All right then, it's around 4pm and there's about, oh, say, four or five cats hangin' and getting mellowed out on whatever, and Igor and I were maintaining—ya know, just enough, but not too much, and as if by some cosmic spark of intellect, either one of us would kinda, ahh, ask the question aloud to no-one in particular, "Anyone into darts?" Oh yeah! And that was how we paid the rent, ate, drank and were merry for a while, back in the day.

Stay wid me y'all, as I'm going to take y'all back to the jazz free and me segment. Yep, gonna tie this all together, so stay tuned in.

About a year before, while I was driving a Yellow cab around Hollywood at night, I met another driver on the same shift who was an ex-soldier of fortune, as is said about the wild geese that ply the hot spots of the world selling their military skills to those to whom their (shall we say) talents seem attractive. This fellow was a combat infantryman, on the point most of the time during the Korean debacle. Having survived that, he went to Cuba and joined Fidel Castro in the jungles as he was training and amassing a viable army with which to overthrow the Batista regime and to bring some sort of, in his mind, decent government to the peoples of Cuba. We all know how that turned out.

After the coup was completed, my to-be chum went to North Africa and joined up with the French Foreign Legion, losing his American citizenship in the doing of such. During his tour of duty, the truck he was riding in hit a mine destroying the truck and killing everyone in and on it except him. He was severely hurt, with deep and penetrating injuries including the spiting open of his head. When I met him the hundreds of stitch laced scars were clearly visible on his face and neck. I used to refer to him as the Mad Legionnaire; It was shortened to Mad as we became more acquainted.
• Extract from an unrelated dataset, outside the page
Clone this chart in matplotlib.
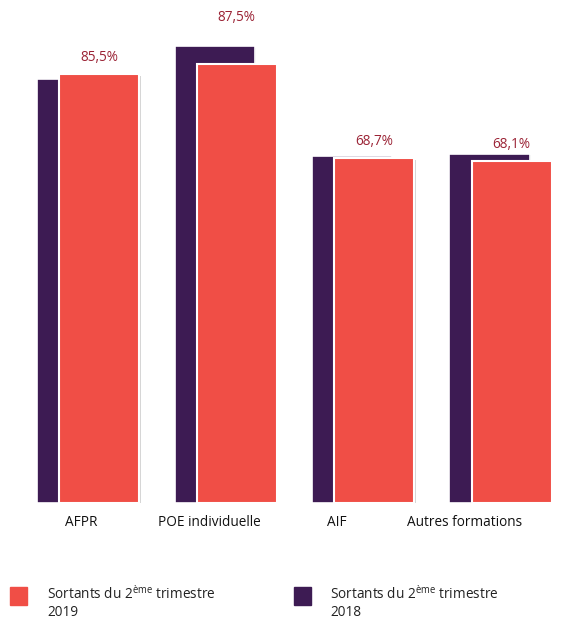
import matplotlib
matplotlib.use("Agg")
import matplotlib.pyplot as plt
from matplotlib.patches import Rectangle
import matplotlib.patheffects as pe

plt.rcParams['font.family'] = ['Open Sans', 'DejaVu Sans']
plt.rcParams['mathtext.fontset'] = 'custom'
plt.rcParams['mathtext.rm'] = 'Open Sans'

categories = ["AFPR", "POE individuelle", "AIF", "Autres formations"]
values_2019 = [85.5, 87.5, 68.7, 68.1]
values_2018 = [84.5, 91.1, 69.2, 69.6]
value_labels = ["85,5%", "87,5%", "68,7%", "68,1%"]
legend_line1 = "Sortants du 2$^{\\rm ème}$ trimestre"
legend_years = ["2019", "2018"]

RED = "#F04E46"
PURPLE = "#3D1B53"
LABEL_COLOR = "#9B2335"

W, H = 562, 621
fig = plt.figure(figsize=(W / 100, H / 100), dpi=100)
base_px = 503
ax = fig.add_axes([0, (H - base_px) / H, 1, base_px / H])
px_per_unit_x = 137.5
x0_px = 99
ax.set_xlim(-x0_px / px_per_unit_x, (W - x0_px) / px_per_unit_x)
px_per_pct = 429 / 85.5
ax.set_ylim(0, base_px / px_per_pct)
ax.axis("off")

bw = 80 / px_per_unit_x
off = 22 / px_per_unit_x
shadow = [pe.SimplePatchShadow(offset=(1.2, -1.2), shadow_rgbFace="#888888", alpha=0.35), pe.Normal()]

xs = list(range(len(categories)))
b1 = ax.bar([x - off for x in xs], values_2018, width=bw, color=PURPLE,
            edgecolor="white", linewidth=1.2, zorder=2)
b2 = ax.bar(xs, values_2019, width=bw, color=RED,
            edgecolor="white", linewidth=1.5, zorder=3)
for b in list(b1) + list(b2):
    b.set_path_effects(shadow)

FS = 9.8
for x, v, v18, t in zip(xs, values_2019, values_2018, value_labels):
    y = v + 17 / px_per_pct
    if v18 > y - 7 / px_per_pct:
        y = v18 + 28 / px_per_pct
    ax.text(x, y, t, ha="center", va="center", fontsize=FS, color=LABEL_COLOR)

for i, c in enumerate(categories):
    lx = -0.131 + 0.931 * i
    ax.text(lx, -20 / px_per_pct, c, ha="center", va="center",
            fontsize=FS, color="#111111", clip_on=False)

# legend
for (sx, tx), col, yr in zip([(10, 47), (294, 330)], [RED, PURPLE], legend_years):
    fig.patches.append(Rectangle((sx / W, 1 - 605 / H), 17 / W, 18 / H,
                                 transform=fig.transFigure, color=col))
    fig.text(tx / W, 1 - 599 / H, legend_line1, ha="left", va="baseline",
             fontsize=FS, color="#222222")
    fig.text(tx / W, 1 - 616 / H, yr, ha="left", va="baseline",
             fontsize=FS, color="#222222")

fig.savefig("out.png", dpi=100)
Mad was married and lived with his wife and newborn baby in the town Of Burbank, California, just over the hill from Hollywood and across from the N.B. C. studios where the Tonight Show was televised. Mad was a sculptor and mural painter of some talent, make that a lot of talent! The first time I went to his pad, he had told me that he had something that he wanted me to see. We went there one night after work about 3am and he took me into this room I'll never forget, turned on the light and there on a podium was a statue of arms from the elbows up about five times the size of real ones carved out of a huge piece of gray granite reaching up out of the ground, no mistaking that they were reaching for and towards the sky, complete with carved out finger nails with real barbed wire wrapped around the whole work digging into the granite flesh with real—looking red blood running back downward to the earth from whence it came.

Oh yeah! It seemed that Mad had a thing about hands and had numerous works smaller size all over the place also paintings of the same. Mad has become somewhat of a well-known personality in the arts so he shall remain anonymous, also. We, he and I did some serious weird shit during the time that we hung together back in the day.

Here's a little taste. The landlord of my Hollywood pad didn't live anywhere near the place. I use the term my, as Igor had moved out and gone on with his life and I resided in this double everything place alone. I had since been let go from the Yellow Cab Company (I drove for one year) and Mad and I seldom saw each other at the time. I don't remember the circumstances, but one day he was there visiting me. Yes, day, as in the sun was shining. I vaguely remember the series of events that led up to the idea, but I'm sure that we did up a few— yeah, a few. Back in the day the shit was so weak that sometimes all one got for their efforts was a sore throat and an "I think I'm high" mindset. I had noticed earlier that Mad seemed to be intrigued with the wall space that I had at the ol' double everything pad and his body language was not unlike that of the Alex Guinness' character, Gulley Jimson, from the movie The Horse's Mouth.